* Short task
Determine how many lines of this material contain "with". Give only the number.

+ + + +

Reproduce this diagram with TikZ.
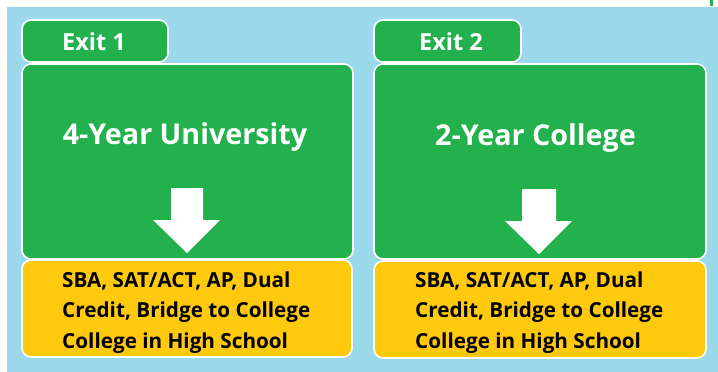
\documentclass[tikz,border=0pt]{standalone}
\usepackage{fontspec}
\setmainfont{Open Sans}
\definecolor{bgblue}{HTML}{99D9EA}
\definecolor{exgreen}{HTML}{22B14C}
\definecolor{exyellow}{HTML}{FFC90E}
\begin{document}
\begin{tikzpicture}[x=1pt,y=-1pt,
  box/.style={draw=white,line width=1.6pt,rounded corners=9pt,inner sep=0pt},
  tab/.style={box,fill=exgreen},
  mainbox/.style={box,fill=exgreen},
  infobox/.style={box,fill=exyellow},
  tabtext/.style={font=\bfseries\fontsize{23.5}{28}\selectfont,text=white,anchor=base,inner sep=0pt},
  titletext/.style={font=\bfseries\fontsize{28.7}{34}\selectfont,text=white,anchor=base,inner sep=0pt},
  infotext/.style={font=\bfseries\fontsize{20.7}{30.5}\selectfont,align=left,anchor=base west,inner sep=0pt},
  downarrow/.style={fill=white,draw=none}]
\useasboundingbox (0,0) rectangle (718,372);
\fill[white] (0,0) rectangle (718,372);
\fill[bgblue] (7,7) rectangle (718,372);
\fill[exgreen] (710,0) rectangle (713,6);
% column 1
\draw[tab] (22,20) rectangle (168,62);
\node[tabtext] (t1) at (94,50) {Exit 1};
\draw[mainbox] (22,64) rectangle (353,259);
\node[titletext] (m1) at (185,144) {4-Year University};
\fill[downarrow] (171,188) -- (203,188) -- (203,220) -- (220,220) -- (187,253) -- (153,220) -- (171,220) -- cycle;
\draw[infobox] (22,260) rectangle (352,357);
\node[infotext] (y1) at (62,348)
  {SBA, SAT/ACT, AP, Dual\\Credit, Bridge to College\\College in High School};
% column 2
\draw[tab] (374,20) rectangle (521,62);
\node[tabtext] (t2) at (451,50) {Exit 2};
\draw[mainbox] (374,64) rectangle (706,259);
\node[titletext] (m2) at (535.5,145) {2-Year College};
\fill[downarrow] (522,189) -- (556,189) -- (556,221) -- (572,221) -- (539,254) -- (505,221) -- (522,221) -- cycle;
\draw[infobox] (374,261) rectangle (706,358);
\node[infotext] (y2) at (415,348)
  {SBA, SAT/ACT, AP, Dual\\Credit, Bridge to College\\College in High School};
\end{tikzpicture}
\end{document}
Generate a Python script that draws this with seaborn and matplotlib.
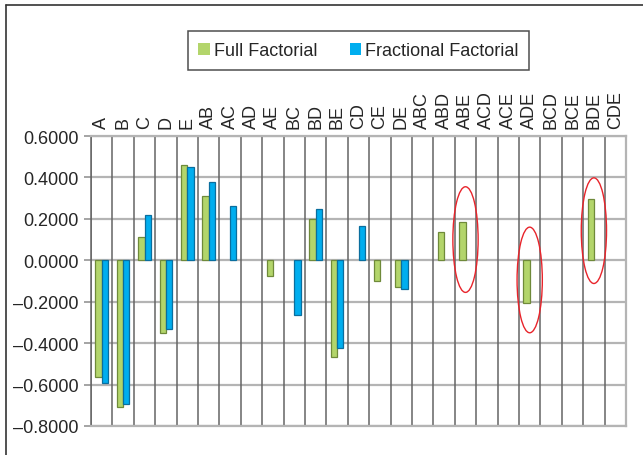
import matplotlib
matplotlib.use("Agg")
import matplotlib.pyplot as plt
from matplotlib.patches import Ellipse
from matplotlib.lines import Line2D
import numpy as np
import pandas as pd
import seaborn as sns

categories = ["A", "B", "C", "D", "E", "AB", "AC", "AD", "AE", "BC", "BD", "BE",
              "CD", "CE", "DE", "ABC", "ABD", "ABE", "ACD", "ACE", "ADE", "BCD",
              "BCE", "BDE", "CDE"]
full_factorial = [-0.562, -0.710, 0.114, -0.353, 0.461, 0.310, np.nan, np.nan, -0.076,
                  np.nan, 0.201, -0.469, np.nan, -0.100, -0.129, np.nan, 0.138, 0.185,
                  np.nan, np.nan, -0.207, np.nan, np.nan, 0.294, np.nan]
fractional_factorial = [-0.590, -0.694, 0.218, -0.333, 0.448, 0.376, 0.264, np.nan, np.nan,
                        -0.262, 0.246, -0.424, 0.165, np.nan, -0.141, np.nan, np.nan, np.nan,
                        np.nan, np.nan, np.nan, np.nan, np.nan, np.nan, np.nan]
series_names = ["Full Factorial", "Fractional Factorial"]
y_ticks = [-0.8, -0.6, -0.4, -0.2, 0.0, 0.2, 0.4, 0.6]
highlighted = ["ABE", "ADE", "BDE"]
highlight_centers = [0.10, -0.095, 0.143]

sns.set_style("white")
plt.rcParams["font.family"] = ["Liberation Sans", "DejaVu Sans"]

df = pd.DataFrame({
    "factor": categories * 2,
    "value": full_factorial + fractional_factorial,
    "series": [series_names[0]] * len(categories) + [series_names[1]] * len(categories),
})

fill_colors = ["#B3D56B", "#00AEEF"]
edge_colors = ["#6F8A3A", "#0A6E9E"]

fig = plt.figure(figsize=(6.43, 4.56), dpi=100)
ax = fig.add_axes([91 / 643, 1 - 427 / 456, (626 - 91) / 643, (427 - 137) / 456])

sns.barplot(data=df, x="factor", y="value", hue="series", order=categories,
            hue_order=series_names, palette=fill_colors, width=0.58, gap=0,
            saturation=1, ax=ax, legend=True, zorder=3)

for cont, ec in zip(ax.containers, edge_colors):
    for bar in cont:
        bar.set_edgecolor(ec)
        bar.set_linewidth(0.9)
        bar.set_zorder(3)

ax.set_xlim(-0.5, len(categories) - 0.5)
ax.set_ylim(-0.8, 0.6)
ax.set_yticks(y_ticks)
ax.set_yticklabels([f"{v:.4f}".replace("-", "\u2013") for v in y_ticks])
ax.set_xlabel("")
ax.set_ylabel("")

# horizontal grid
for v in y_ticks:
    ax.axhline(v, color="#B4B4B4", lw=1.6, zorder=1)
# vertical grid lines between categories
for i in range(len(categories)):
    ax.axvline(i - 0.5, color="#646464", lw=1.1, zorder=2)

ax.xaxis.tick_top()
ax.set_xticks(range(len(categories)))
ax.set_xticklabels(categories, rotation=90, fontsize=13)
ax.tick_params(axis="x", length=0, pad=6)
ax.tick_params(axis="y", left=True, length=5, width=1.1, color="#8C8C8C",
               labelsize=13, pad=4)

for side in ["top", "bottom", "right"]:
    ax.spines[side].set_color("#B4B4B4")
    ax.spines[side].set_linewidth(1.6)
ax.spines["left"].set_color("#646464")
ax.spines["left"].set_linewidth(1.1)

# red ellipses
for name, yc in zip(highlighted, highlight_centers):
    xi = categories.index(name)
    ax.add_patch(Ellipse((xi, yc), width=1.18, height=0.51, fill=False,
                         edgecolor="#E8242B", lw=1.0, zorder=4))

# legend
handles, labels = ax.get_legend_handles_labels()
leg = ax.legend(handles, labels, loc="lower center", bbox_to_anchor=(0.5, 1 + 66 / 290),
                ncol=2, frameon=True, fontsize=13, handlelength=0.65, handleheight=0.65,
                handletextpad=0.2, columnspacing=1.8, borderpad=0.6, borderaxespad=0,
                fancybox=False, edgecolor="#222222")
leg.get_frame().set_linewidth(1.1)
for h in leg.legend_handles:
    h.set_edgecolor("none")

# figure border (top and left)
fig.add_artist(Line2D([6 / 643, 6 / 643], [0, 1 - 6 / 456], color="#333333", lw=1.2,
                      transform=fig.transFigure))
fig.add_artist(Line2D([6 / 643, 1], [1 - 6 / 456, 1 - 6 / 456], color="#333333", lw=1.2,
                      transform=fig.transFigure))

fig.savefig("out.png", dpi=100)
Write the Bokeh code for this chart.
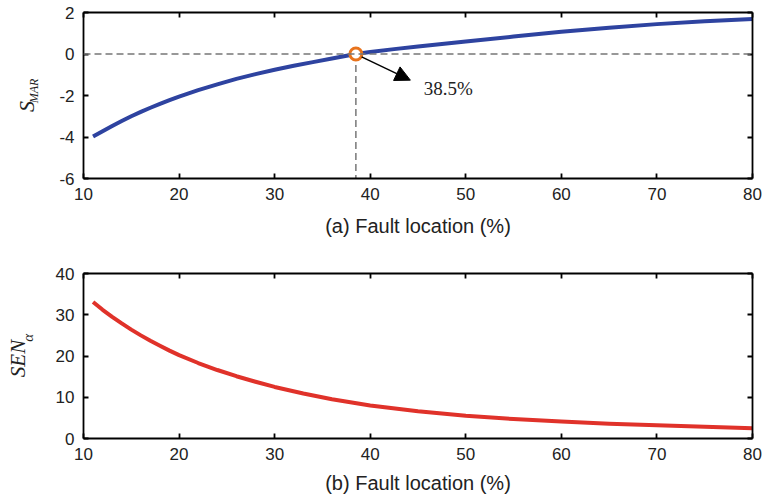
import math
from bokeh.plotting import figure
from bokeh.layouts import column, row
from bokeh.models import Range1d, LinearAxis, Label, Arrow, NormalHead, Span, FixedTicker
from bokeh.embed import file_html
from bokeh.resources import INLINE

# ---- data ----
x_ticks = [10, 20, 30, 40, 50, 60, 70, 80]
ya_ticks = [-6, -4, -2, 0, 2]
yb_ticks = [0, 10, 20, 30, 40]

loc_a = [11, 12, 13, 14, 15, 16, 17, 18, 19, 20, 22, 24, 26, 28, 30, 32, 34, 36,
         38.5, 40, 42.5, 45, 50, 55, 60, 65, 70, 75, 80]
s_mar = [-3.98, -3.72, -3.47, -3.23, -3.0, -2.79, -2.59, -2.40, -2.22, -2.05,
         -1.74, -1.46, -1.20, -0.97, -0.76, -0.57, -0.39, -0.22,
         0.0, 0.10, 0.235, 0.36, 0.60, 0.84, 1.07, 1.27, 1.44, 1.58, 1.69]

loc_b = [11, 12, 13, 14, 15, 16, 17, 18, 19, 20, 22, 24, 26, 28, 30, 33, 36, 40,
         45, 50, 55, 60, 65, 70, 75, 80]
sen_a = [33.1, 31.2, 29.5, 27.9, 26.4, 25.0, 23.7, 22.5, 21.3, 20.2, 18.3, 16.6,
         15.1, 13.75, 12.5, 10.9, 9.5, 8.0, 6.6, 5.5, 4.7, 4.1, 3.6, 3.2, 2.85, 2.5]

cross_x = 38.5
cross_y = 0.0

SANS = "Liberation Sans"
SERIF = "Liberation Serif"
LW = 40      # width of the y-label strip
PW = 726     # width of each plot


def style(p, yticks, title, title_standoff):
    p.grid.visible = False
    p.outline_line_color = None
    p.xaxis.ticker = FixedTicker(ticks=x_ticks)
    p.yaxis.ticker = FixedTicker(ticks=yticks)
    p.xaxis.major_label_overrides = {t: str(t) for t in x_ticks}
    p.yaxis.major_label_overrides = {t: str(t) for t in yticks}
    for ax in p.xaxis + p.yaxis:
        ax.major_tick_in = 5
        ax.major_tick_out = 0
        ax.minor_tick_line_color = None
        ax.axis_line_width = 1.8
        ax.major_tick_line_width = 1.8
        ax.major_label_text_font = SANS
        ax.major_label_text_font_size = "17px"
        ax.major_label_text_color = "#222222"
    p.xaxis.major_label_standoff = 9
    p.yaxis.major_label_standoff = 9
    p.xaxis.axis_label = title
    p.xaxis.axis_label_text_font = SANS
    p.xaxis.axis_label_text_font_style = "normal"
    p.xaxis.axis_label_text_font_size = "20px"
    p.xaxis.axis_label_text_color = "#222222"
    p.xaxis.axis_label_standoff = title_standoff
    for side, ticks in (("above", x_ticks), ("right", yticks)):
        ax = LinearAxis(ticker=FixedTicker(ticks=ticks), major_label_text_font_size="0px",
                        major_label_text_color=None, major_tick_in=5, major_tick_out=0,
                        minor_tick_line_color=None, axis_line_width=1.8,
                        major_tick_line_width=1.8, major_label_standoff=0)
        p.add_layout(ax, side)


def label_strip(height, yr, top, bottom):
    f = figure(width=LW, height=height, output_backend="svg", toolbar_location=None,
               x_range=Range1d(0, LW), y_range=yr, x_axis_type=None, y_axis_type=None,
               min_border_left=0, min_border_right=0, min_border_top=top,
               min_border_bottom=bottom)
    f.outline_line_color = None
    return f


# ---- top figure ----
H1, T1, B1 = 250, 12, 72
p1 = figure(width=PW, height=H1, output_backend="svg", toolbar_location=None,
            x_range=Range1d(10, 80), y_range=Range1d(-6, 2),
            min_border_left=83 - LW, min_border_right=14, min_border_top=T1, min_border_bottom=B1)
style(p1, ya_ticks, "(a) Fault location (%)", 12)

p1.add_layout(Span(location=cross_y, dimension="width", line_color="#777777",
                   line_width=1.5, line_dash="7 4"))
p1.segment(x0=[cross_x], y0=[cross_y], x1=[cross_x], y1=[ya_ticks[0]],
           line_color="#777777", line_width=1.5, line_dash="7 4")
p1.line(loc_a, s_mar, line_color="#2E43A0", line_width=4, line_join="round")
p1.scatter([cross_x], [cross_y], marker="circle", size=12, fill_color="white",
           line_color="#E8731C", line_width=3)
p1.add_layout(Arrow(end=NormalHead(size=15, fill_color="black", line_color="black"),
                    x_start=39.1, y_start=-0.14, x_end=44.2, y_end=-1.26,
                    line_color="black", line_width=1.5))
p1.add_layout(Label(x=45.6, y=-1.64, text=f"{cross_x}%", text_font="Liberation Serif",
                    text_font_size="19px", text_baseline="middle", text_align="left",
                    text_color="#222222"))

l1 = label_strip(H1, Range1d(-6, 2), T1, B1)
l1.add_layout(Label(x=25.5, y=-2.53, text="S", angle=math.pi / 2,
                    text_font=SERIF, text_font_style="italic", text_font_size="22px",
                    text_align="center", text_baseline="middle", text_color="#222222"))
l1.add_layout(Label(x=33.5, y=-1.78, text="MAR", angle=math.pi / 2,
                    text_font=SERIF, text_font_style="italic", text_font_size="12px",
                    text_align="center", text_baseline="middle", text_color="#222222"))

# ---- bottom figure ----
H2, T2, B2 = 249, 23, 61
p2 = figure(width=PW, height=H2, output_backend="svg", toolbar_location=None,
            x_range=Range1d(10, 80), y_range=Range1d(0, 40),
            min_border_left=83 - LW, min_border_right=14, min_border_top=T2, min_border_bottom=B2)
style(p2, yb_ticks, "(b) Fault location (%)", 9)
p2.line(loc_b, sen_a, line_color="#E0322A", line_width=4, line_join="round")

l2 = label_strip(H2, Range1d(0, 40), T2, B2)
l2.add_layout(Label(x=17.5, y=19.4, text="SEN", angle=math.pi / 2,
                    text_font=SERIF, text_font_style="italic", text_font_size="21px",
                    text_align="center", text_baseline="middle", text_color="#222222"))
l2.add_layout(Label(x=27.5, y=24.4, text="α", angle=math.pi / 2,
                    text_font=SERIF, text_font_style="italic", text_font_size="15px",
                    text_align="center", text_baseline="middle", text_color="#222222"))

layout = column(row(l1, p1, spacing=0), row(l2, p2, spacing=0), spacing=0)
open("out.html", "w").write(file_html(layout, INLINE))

+ + + +

* Output of the exercise
2